In the Elizabethan times, there was a common belief that all beings belonged to a structure called the ‘Great Chain of Beings’;. At the top of the chain was God, who was the absolute symbol of perfection, followed by angels which had reason, human beings, and then animals, that were full of passion. It was believed that the human being was a mixture of both the angel and the animal, thus there was conflict between these two halves of a human being. The angel was representative of all that was right and virtuous and in contrast, the animal was representative of all that was wrong and self-serving. When Iago made the comment that, ‘Hell and night must bring this monstrous birth to the world’s light,’; (I, i, 394-395) his calling upon the forces of darkness to achieve his goal illustrates the imbalance in the conflict that rages in his soul. Iago is an individual who’s perspective of the world is dominated by his animal nature. Due to his own lack of virtue, Iago does not believe that any virtue exists at all. In his actions, he seeks to bring all around him to the same level of existence. The motive for the evil he commits is none other than to commit evil. Thus beyond all of the reason and thought that he cloaks himself in, Iago is really a character that is truly dark at his core.
Iago is a character who believes that there is no such thing as virtue in any individual that he meets. His animalistic perspective of individuals lets him believe that everyone around him has the same self-serving attitude towards life as his own.
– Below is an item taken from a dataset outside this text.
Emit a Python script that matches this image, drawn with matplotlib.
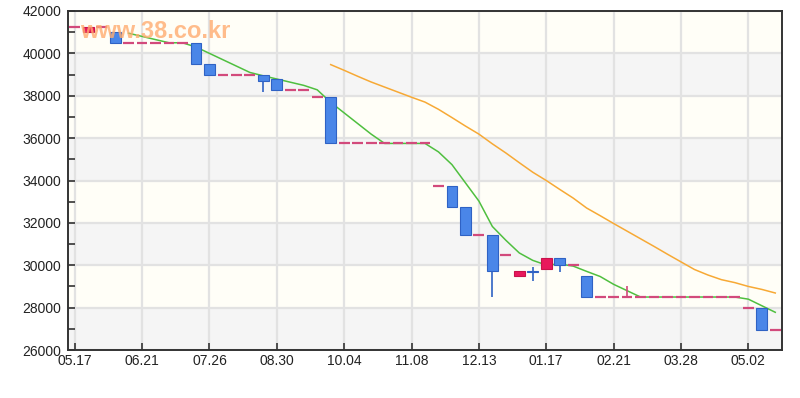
import matplotlib
matplotlib.use("Agg")
import matplotlib.pyplot as plt
import numpy as np

plt.rcParams['font.family'] = ['Liberation Sans', 'DejaVu Sans']

# weekly candles, index 0 = 05.17
opens = [41250, 41000, 41250, 41000, 40500, 40500, 40500, 40500, 40500, 40500,
         39500, 39000, 39000, 39000, 39000, 38800, 38250, 38250, 37950, 37950,
         35750, 35750, 35750, 35750, 35750, 35750, 35750, 33750, 33750, 32750,
         31450, 31450, 30500, 29500, 29750, 29800, 30350, 30000, 29500, 28500,
         28500, 28500, 28500, 28500, 28500, 28500, 28500, 28500, 28500, 28500,
         28000, 28000, 26950]
closes = [41250, 41250, 41250, 40500, 40500, 40500, 40500, 40500, 40500, 39500,
          39000, 39000, 39000, 39000, 38700, 38250, 38250, 38250, 37950, 35750,
          35750, 35750, 35750, 35750, 35750, 35750, 35750, 33750, 32750, 31450,
          31450, 29750, 30500, 29750, 29700, 30350, 30000, 30000, 28500, 28500,
          28500, 28500, 28500, 28500, 28500, 28500, 28500, 28500, 28500, 28500,
          28000, 26950, 26950]
highs = [41250, 41250, 41250, 41000, 40500, 40500, 40500, 40500, 40500, 40500,
         39500, 39000, 39000, 39000, 39000, 38800, 38250, 38250, 37950, 37950,
         35750, 35750, 35750, 35750, 35750, 35750, 35750, 33750, 33750, 32750,
         31450, 31450, 30500, 29750, 29900, 30350, 30350, 30000, 29500, 28500,
         28500, 29000, 28500, 28500, 28500, 28500, 28500, 28500, 28500, 28500,
         28000, 28000, 26950]
lows = [41250, 41000, 41250, 40500, 40500, 40500, 40500, 40500, 40500, 39500,
        39000, 39000, 39000, 39000, 38200, 38250, 38250, 38250, 37950, 35750,
        35750, 35750, 35750, 35750, 35750, 35750, 35750, 33750, 32750, 31450,
        31450, 28500, 30500, 29500, 29250, 29800, 29700, 30000, 28500, 28500,
        28500, 28500, 28500, 28500, 28500, 28500, 28500, 28500, 28500, 28500,
        28000, 26950, 26950]

# moving averages
ma5_start = 4
ma5 = [40950, 40800, 40650, 40500, 40500, 40300, 40000, 39700, 39400, 39100,
       38940, 38790, 38640, 38490, 38280, 37690, 37190, 36690, 36190, 35750,
       35750, 35750, 35750, 35350, 34750, 33890, 33030, 31830, 31180, 30580,
       30230, 30010, 30060, 29960, 29710, 29470, 29100, 28800, 28500, 28500,
       28500, 28500, 28500, 28500, 28500, 28500, 28400, 28090, 27780]
ma20_start = 19
ma20 = [39470, 39200, 38920, 38650, 38410, 38170, 37930, 37700, 37360, 36970,
        36570, 36190, 35730, 35300, 34840, 34390, 34000, 33580, 33170, 32700,
        32340, 31970, 31610, 31250, 30890, 30520, 30160, 29800, 29540, 29320,
        29180, 29000, 28860, 28690]

tick_pos = [0, 5, 10, 15, 20, 25, 30, 35, 40, 45, 50]
tick_labels = ['05.17', '06.21', '07.26', '08.30', '10.04', '11.08',
               '12.13', '01.17', '02.21', '03.28', '05.02']

blue_fill, blue_edge = '#4a86e8', '#2f62c4'
red_fill, red_edge = '#e8185c', '#c8124c'
doji_col = '#d24a7c'

fig = plt.figure(figsize=(8, 3.98), dpi=100)
ax = fig.add_axes([68/800, 1-350/398, (782-68)/800, (350-11)/398])

ymin, ymax = 26000, 42000
ax.set_ylim(ymin, ymax)
ax.set_xlim(-0.5, 52.5)

# alternating background bands
for k, lo in enumerate(range(ymin, ymax, 2000)):
    ax.axhspan(lo, lo+2000, color='#f5f5f5' if k % 2 == 0 else '#fffef7', zorder=0, lw=0)
ax.set_facecolor('white')

for y in range(ymin, ymax+1, 2000):
    ax.axhline(y, color='#e2e2e2', lw=1.6, zorder=1)
for t in tick_pos:
    ax.axvline(t, color='#e2e2e2', lw=1.6, zorder=1)

# moving averages
x5 = np.arange(ma5_start, ma5_start+len(ma5))
x20 = np.arange(ma20_start, ma20_start+len(ma20))
ax.plot(x20, ma20, color='#f7a935', lw=1.1, zorder=2)
ax.plot(x5, ma5, color='#4fbf3f', lw=1.1, zorder=2)

w = 0.8
for i in range(len(opens)):
    o, c, h, l = opens[i], closes[i], highs[i], lows[i]
    if o == c:
        col = doji_col
        if h != l:
            ax.vlines(i, l, h, color=col, lw=1.2, zorder=3)
        ax.hlines(o, i-w/2, i+w/2, color=col, lw=1.6, zorder=4)
        continue
    if c > o:
        fc, ec = red_fill, red_edge
    else:
        fc, ec = blue_fill, blue_edge
    ax.vlines(i, l, h, color=ec, lw=1.2, zorder=3)
    ax.bar(i, abs(c-o), bottom=min(o, c), width=w, color=fc, edgecolor=ec,
           linewidth=0.8, zorder=4)

ax.set_xticks(tick_pos)
ax.set_xticklabels(tick_labels)
ax.set_yticks(range(ymin, ymax+1, 2000))
ax.set_yticks(range(ymin+1000, ymax, 2000), minor=True)
ax.tick_params(axis='both', direction='in', length=5, width=1.2, color='#333333',
               labelsize=10, labelcolor='#222222')
ax.tick_params(axis='y', which='minor', direction='in', length=5, width=1.2, color='#333333')
ax.tick_params(axis='y', pad=5)
ax.tick_params(axis='x', pad=3)
for s in ax.spines.values():
    s.set_color('#333333')
    s.set_linewidth(1.4)

# watermark
fig.text(80/800, 1-31/398, 'www.38.co.kr', fontsize=17, fontweight='bold',
         color='#ffac70', alpha=0.8, va='center', ha='left', zorder=10)

fig.savefig('out.png', dpi=100)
‘When the blood is made dull with the act of sport, there should be game to inflame it and to give satiety a fresh appetite,’;(II, i, 225-227). Iago’s animalistic nature believes that Desdemona will eventually cheat on Othello when she is satisfied with her body, for he believes that the only purpose of sex is to satisfy an individuals sexual craving. He does not believe in the virtue of love, so he can not understand that there was more to the relationship between Othello and Desdemona. Thus his lack of virtue limits his ability to see the intentions of the people who are around him. To him, the world around him is one that is governed by the basic rule of evolution, only the strong may survive. As far as he is concerned, there is no dignity in human beings; thus he sees them all as animals. Consequently, Iago’s inability to see the virtue that exists in individuals illustrates the dominance of the animalistic nature in his soul.
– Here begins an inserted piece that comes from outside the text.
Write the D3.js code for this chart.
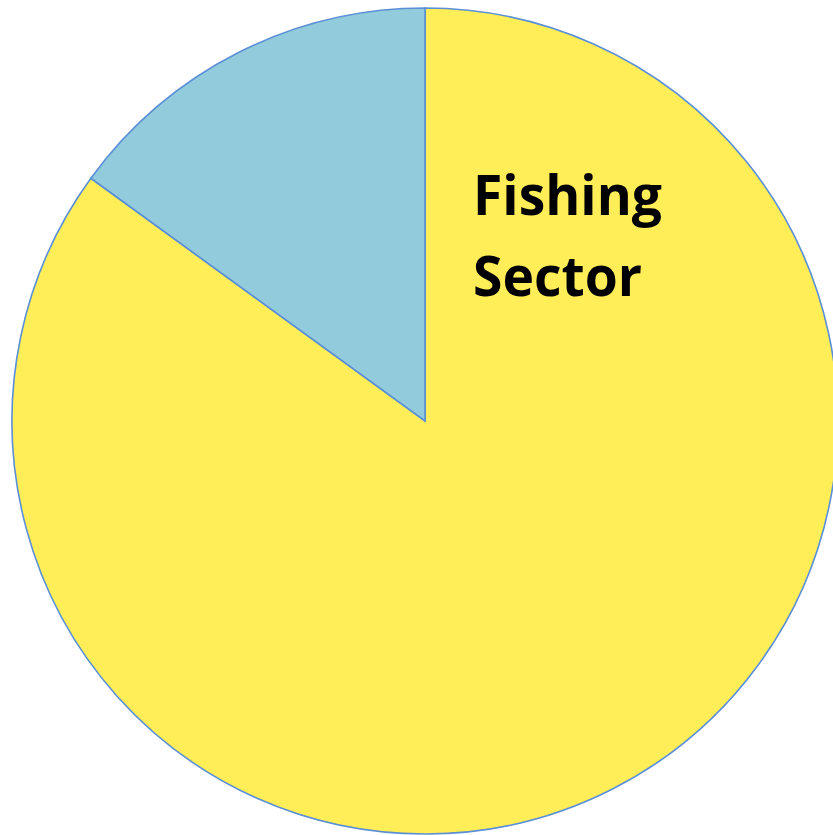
<!DOCTYPE html>
<html>
<head>
<meta charset="utf-8">
<script src="https://cdn.jsdelivr.net/npm/d3@7"></script>
<style>
  html, body { margin: 0; padding: 0; background: #fff; }
</style>
</head>
<body>
<div id="chart"></div>
<script>
// Slice data (percent)
var labels = ["Fishing Sector", "Other"];
var values = [85, 15];
var colors = ["#FFEE58", "#92CBDB"];
var labelLines = ["Fishing", "Sector"];

var width = 833, height = 835;
var cx = 425, cy = 421, radius = 413;

var svg = d3.select("#chart")
    .append("svg")
    .attr("width", width)
    .attr("height", height);

var g = svg.append("g")
    .attr("transform", "translate(" + cx + "," + cy + ")");

// Pie layout, starting at 12 o'clock going clockwise
var pie = d3.pie()
    .sort(null)
    .value(function (d) { return d; });

var arc = d3.arc()
    .innerRadius(0)
    .outerRadius(radius);

g.selectAll("path")
    .data(pie(values))
    .enter()
    .append("path")
    .attr("d", arc)
    .style("fill", function (d, i) { return colors[i]; })
    .style("stroke", "#5B8FD6")
    .style("stroke-width", 1.6)
    .style("stroke-linejoin", "miter");

// Label (Calibri-like narrow bold, squeezed to fit)
var lineWidths = [189, 169];
var label = svg.append("text")
    .attr("y", 215)
    .style("font-family", "'Open Sans', sans-serif")
    .style("font-weight", "bold")
    .style("font-size", "56px")
    .style("fill", "#000");

label.selectAll("tspan")
    .data(labelLines)
    .enter()
    .append("tspan")
    .attr("x", 473)
    .attr("dy", function (d, i) { return i === 0 ? 0 : 81; })
    .attr("textLength", function (d, i) { return lineWidths[i]; })
    .attr("lengthAdjust", "spacingAndGlyphs")
    .text(function (d) { return d; });
</script>
</body>
</html>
In the playwright, Iago attempts to bring down all of the people around him to the same level of existence as himself, the animal. ‘O, beware, my lord, of jealousy! It is the green eyed monster,’; (III, iii, 165-166) In that scene, Iago carefully baits the beast that exists within Othello to show itself. It is only until he is convinced that he has put Othello in to a jealous rage that he decides leave Othello in his thoughts. He is not satisfied until he has reduced those who are around him by bringing out their animal instincts. This is due to the fact that Iago is an individual who would rather be the king of hell than an angel in heaven. Yet, he is not blind to the fact of the ugliness that exists with in his soul, so he wraps himself in a cloak of logic and reason to prevent those around him from seeing this part of his character. He sees the nobility and self-control that Othello exhibits, the purity and innocence of Desdemona, and the loyalty and self-sacrifice of Cassio. If he compared himself to these individuals, he would be forced to see what was wrong with him. To avoid confronting this image of rot in his soul, Iago seeks to reduce Desdemona to a whore, Othello to an animal, and Cassio into a drunkard. He seeks to bring individuals down to his level of existence to prove to himself that they are no better. Thus the dominance of the animal nature in Iago is illustrated through his attempt to bring down those who appear better in their character.
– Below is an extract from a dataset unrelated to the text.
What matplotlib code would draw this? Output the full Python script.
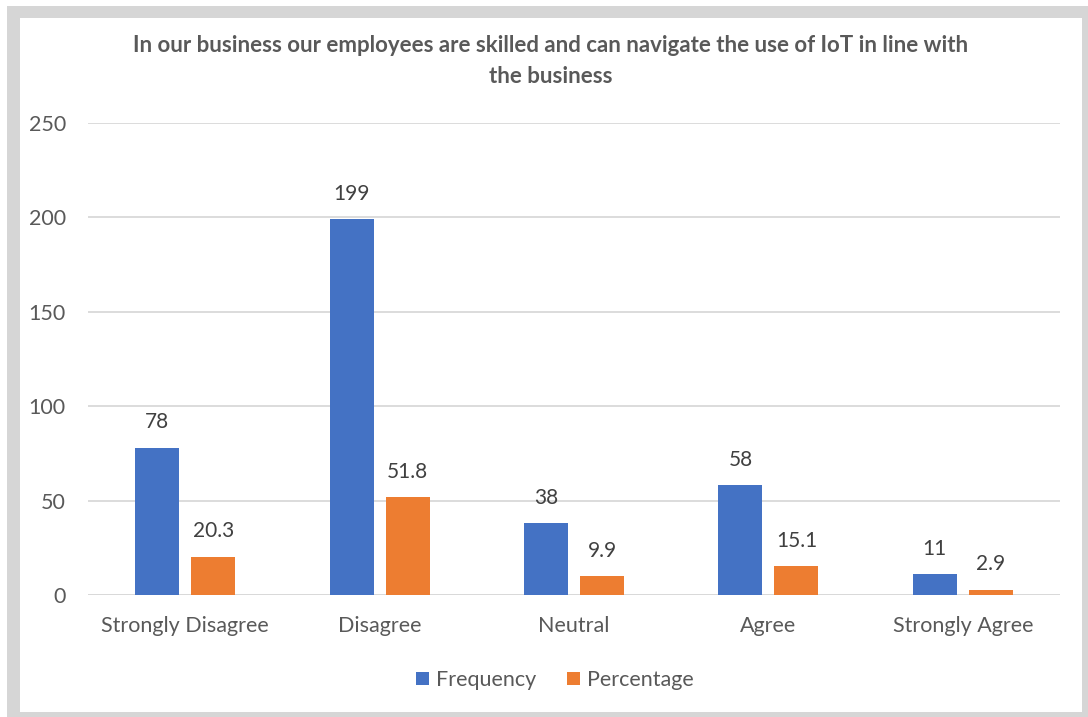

The inability of Iago to justify the actions that he takes illustrates the dominance of the animal in his character. In the playwright, Iago is never quite capable of explaining any sort of motive behind the actions he takes to create chaos. ‘I hate the Moor, And it is thought abroad that ‘twixt my sheets H’as done my office. I know not if’t be true, But I, for mere suspicion of that kind, Will do, as if for surety.’; (I, iii, 380-383) Iago is incapable of giving any sort of reason for creating evil. He attempts to justify his actions against Othello by saying that Othello has slept with his wife, but even he believes that it did not happen. Later on, to justify why he choose Cassio as the character to take the fall, Iago also claims that Cassio slept with his wife. His explanations for the motive behind the evil he creates are extremely weak and even he himself does not believe them. This is evidence of the animal that exists within him. Only humans and angels possess the ability to reason according to the ‘Great Chain of Beings’;. Angels are pure reason, but a human being has reason, but is also susceptible to the passion of animals. Thus Iago’s inability to give any sort of reason for his actions illustrates in his soul he is animal.
Consequently, Iago is an animal that hides beneath the appearance of an animal. Iago is a character that is incapable of seeing virtue in the actions of those around him and thus he fails to see any dignity in human beings. He seeks to bring down those who are better than himself to the same level of existence that he resides in to convince himself that there is nothing wrong his character. The inability to give reason for the actions shows that at the core of his character, he is an animal. Though he appears to be an individual that should be reviled, there is no doubt that within every individual, there resides a little bit of Iago in their character. However, most individuals are capable of keeping it under control.